The recent turbulence in global markets is a signal that the potential for macro risk is on the rise. One way to quantify the threat for the US economy is by monitoring four financial stress indexes that are published by regional Fed banks. Although all of these benchmarks show that risk has increased lately, current levels remain well below their respective danger zones. That’s no guarantee of smooth sailing, but the fact that financial stress remains in the “normal” if slightly elevated range suggests that this variety of risk isn’t a major threat for the US economy at the moment. Trouble could arise for other reasons, of course, but the odds are low that a financial-related catalyst will create a problem for the US in the near term.
The St. Louis Fed’s FRED database conveniently collects this data, which makes monitoring the risk indexes easy. Although all four metrics are attempting to quantify the degree of stress in the US financial system by tracking a range of factors, each uses a different methodology and dataset and so reviewing all the benchmarks offers a relatively robust and diversified risk profile. The following is a summary of where we stand at the moment, based on numbers collected this morning (Oct. 30).
Cleveland Fed US Financial Stress Index
Published daily by the Federal Reserve Bank of Cleveland, this benchmark has recently increased to a “moderate” level of financial stress. The +0.67 reading for Oct. 28 is close to a three-year high, but only values at or above +1.82 are considered at a “significant” degree of stress.
St. Louis Fed US Financial Stress Index
This weekly measure of financial stress has been trending higher lately, reaching -0.84 for the week through Oct. 23. But that’s still considered a low level. According to the St.

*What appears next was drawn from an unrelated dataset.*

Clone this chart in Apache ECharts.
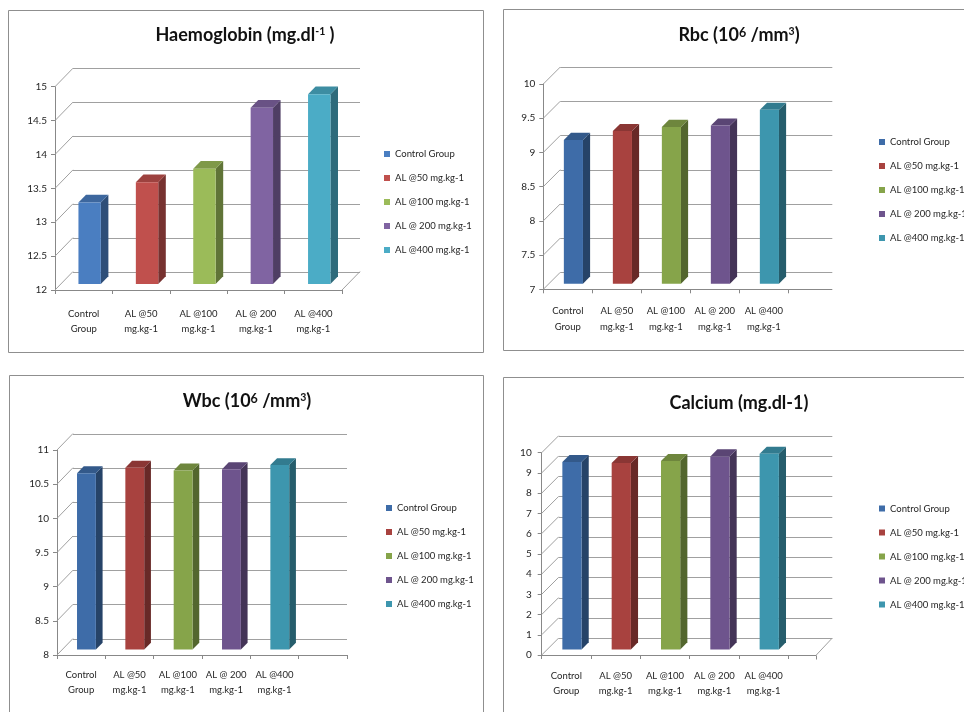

Louis Fed, “values below zero suggest below-average financial market stress.”
Chicago Fed National Financial Conditions Index
The Chicago Fed’s weekly index of US financial conditions has also been rising, touching -0.71 for the week through Oct. 23. But the current level still reflects “loose” conditions, as per readings below zero.
Kansas City Fed US Financial Stress Index
This monthly benchmark of financial stress reached a 3-year high in September 2015. Relative to the last several business cycles, however, the current reading remains well below levels that have previously signaled high risk.